#### What is expected
Your task is to transcribe the data in full.

#### Supplied information
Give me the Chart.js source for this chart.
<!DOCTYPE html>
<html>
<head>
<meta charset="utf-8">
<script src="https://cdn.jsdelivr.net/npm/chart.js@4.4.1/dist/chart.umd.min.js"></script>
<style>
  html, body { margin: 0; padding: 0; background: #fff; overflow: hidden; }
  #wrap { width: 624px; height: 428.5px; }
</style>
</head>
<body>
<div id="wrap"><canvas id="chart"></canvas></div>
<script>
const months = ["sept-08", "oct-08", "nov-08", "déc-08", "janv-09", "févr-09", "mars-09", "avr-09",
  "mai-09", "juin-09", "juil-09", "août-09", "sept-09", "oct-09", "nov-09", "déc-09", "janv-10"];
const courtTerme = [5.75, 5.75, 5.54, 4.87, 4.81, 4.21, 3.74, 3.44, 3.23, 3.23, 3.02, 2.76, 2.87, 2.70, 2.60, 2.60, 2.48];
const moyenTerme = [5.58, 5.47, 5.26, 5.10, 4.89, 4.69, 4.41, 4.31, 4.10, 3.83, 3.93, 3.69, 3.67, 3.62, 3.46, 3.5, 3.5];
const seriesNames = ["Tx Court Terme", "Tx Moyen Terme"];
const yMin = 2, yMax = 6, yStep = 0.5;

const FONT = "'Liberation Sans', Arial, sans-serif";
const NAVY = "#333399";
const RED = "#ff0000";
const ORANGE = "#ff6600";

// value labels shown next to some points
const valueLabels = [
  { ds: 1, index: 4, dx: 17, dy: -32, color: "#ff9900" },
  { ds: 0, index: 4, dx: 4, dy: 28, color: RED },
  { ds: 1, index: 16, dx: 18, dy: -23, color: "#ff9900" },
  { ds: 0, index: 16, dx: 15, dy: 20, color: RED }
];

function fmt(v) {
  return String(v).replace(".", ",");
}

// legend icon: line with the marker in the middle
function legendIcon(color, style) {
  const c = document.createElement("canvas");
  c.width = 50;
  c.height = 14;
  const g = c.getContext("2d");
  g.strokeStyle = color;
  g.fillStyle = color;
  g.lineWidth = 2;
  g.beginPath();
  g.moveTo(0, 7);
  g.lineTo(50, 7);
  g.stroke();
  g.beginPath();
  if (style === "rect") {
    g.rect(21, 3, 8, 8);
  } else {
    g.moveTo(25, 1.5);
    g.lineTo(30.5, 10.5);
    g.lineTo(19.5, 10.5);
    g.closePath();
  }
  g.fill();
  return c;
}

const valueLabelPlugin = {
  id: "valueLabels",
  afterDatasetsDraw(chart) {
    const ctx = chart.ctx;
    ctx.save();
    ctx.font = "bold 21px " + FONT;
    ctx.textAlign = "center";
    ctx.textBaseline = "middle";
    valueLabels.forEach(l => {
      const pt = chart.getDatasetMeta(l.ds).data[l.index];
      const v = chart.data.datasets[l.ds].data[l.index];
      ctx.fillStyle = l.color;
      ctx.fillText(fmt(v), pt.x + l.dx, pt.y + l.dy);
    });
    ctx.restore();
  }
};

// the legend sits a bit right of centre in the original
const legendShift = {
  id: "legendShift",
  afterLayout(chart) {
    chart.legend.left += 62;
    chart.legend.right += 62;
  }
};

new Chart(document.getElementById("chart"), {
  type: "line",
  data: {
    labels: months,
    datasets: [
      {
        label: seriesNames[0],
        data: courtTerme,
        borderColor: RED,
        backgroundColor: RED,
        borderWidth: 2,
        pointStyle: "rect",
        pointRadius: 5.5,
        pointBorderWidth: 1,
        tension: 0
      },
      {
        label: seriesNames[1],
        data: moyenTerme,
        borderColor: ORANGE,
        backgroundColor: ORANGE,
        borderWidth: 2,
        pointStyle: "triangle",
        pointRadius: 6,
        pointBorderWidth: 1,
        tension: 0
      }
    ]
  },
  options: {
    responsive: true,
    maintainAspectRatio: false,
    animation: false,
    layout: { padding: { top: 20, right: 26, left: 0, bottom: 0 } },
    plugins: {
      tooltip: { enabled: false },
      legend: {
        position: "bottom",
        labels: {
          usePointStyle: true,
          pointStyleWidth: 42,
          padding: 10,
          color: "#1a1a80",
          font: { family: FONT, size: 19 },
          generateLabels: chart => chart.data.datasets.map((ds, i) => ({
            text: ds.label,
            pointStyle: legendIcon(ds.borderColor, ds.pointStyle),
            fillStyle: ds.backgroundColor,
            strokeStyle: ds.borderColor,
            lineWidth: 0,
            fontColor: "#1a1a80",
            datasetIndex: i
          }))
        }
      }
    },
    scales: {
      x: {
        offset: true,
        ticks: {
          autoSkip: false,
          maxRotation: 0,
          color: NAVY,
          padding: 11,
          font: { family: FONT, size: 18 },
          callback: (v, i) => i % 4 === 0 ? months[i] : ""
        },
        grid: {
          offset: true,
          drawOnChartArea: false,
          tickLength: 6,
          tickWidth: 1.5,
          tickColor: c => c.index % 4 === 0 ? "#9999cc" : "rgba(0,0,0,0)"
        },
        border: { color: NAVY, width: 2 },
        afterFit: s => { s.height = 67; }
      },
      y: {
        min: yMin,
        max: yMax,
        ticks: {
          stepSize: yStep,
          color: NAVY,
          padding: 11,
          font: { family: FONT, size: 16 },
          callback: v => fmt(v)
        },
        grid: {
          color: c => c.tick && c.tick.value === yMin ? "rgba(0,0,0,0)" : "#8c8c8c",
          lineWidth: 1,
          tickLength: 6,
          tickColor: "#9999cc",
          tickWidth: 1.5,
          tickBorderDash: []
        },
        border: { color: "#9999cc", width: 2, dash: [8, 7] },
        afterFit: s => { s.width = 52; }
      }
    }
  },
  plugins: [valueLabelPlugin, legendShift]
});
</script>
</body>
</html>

#### Task solution
Give me the Chart.js source for this chart.
<!DOCTYPE html>
<html>
<head>
<meta charset="utf-8">
<script src="https://cdn.jsdelivr.net/npm/chart.js@4.4.1/dist/chart.umd.min.js"></script>
<style>
  html, body { margin: 0; padding: 0; background: #fff; overflow: hidden; }
  #wrap { width: 624px; height: 428.5px; }
</style>
</head>
<body>
<div id="wrap"><canvas id="chart"></canvas></div>
<script>
const months = ["sept-08", "oct-08", "nov-08", "déc-08", "janv-09", "févr-09", "mars-09", "avr-09",
  "mai-09", "juin-09", "juil-09", "août-09", "sept-09", "oct-09", "nov-09", "déc-09", "janv-10"];
const courtTerme = [5.75, 5.75, 5.54, 4.87, 4.81, 4.21, 3.74, 3.44, 3.23, 3.23, 3.02, 2.76, 2.87, 2.70, 2.60, 2.60, 2.48];
const moyenTerme = [5.58, 5.47, 5.26, 5.10, 4.89, 4.69, 4.41, 4.31, 4.10, 3.83, 3.93, 3.69, 3.67, 3.62, 3.46, 3.5, 3.5];
const seriesNames = ["Tx Court Terme", "Tx Moyen Terme"];
const yMin = 2, yMax = 6, yStep = 0.5;

const FONT = "'Liberation Sans', Arial, sans-serif";
const NAVY = "#333399";
const RED = "#ff0000";
const ORANGE = "#ff6600";

// value labels shown next to some points
const valueLabels = [
  { ds: 1, index: 4, dx: 17, dy: -32, color: "#ff9900" },
  { ds: 0, index: 4, dx: 4, dy: 28, color: RED },
  { ds: 1, index: 16, dx: 18, dy: -23, color: "#ff9900" },
  { ds: 0, index: 16, dx: 15, dy: 20, color: RED }
];

function fmt(v) {
  return String(v).replace(".", ",");
}

// legend icon: line with the marker in the middle
function legendIcon(color, style) {
  const c = document.createElement("canvas");
  c.width = 50;
  c.height = 14;
  const g = c.getContext("2d");
  g.strokeStyle = color;
  g.fillStyle = color;
  g.lineWidth = 2;
  g.beginPath();
  g.moveTo(0, 7);
  g.lineTo(50, 7);
  g.stroke();
  g.beginPath();
  if (style === "rect") {
    g.rect(21, 3, 8, 8);
  } else {
    g.moveTo(25, 1.5);
    g.lineTo(30.5, 10.5);
    g.lineTo(19.5, 10.5);
    g.closePath();
  }
  g.fill();
  return c;
}

const valueLabelPlugin = {
  id: "valueLabels",
  afterDatasetsDraw(chart) {
    const ctx = chart.ctx;
    ctx.save();
    ctx.font = "bold 21px " + FONT;
    ctx.textAlign = "center";
    ctx.textBaseline = "middle";
    valueLabels.forEach(l => {
      const pt = chart.getDatasetMeta(l.ds).data[l.index];
      const v = chart.data.datasets[l.ds].data[l.index];
      ctx.fillStyle = l.color;
      ctx.fillText(fmt(v), pt.x + l.dx, pt.y + l.dy);
    });
    ctx.restore();
  }
};

// the legend sits a bit right of centre in the original
const legendShift = {
  id: "legendShift",
  afterLayout(chart) {
    chart.legend.left += 62;
    chart.legend.right += 62;
  }
};

new Chart(document.getElementById("chart"), {
  type: "line",
  data: {
    labels: months,
    datasets: [
      {
        label: seriesNames[0],
        data: courtTerme,
        borderColor: RED,
        backgroundColor: RED,
        borderWidth: 2,
        pointStyle: "rect",
        pointRadius: 5.5,
        pointBorderWidth: 1,
        tension: 0
      },
      {
        label: seriesNames[1],
        data: moyenTerme,
        borderColor: ORANGE,
        backgroundColor: ORANGE,
        borderWidth: 2,
        pointStyle: "triangle",
        pointRadius: 6,
        pointBorderWidth: 1,
        tension: 0
      }
    ]
  },
  options: {
    responsive: true,
    maintainAspectRatio: false,
    animation: false,
    layout: { padding: { top: 20, right: 26, left: 0, bottom: 0 } },
    plugins: {
      tooltip: { enabled: false },
      legend: {
        position: "bottom",
        labels: {
          usePointStyle: true,
          pointStyleWidth: 42,
          padding: 10,
          color: "#1a1a80",
          font: { family: FONT, size: 19 },
          generateLabels: chart => chart.data.datasets.map((ds, i) => ({
            text: ds.label,
            pointStyle: legendIcon(ds.borderColor, ds.pointStyle),
            fillStyle: ds.backgroundColor,
            strokeStyle: ds.borderColor,
            lineWidth: 0,
            fontColor: "#1a1a80",
            datasetIndex: i
          }))
        }
      }
    },
    scales: {
      x: {
        offset: true,
        ticks: {
          autoSkip: false,
          maxRotation: 0,
          color: NAVY,
          padding: 11,
          font: { family: FONT, size: 18 },
          callback: (v, i) => i % 4 === 0 ? months[i] : ""
        },
        grid: {
          offset: true,
          drawOnChartArea: false,
          tickLength: 6,
          tickWidth: 1.5,
          tickColor: c => c.index % 4 === 0 ? "#9999cc" : "rgba(0,0,0,0)"
        },
        border: { color: NAVY, width: 2 },
        afterFit: s => { s.height = 67; }
      },
      y: {
        min: yMin,
        max: yMax,
        ticks: {
          stepSize: yStep,
          color: NAVY,
          padding: 11,
          font: { family: FONT, size: 16 },
          callback: v => fmt(v)
        },
        grid: {
          color: c => c.tick && c.tick.value === yMin ? "rgba(0,0,0,0)" : "#8c8c8c",
          lineWidth: 1,
          tickLength: 6,
          tickColor: "#9999cc",
          tickWidth: 1.5,
          tickBorderDash: []
        },
        border: { color: "#9999cc", width: 2, dash: [8, 7] },
        afterFit: s => { s.width = 52; }
      }
    }
  },
  plugins: [valueLabelPlugin, legendShift]
});
</script>
</body>
</html>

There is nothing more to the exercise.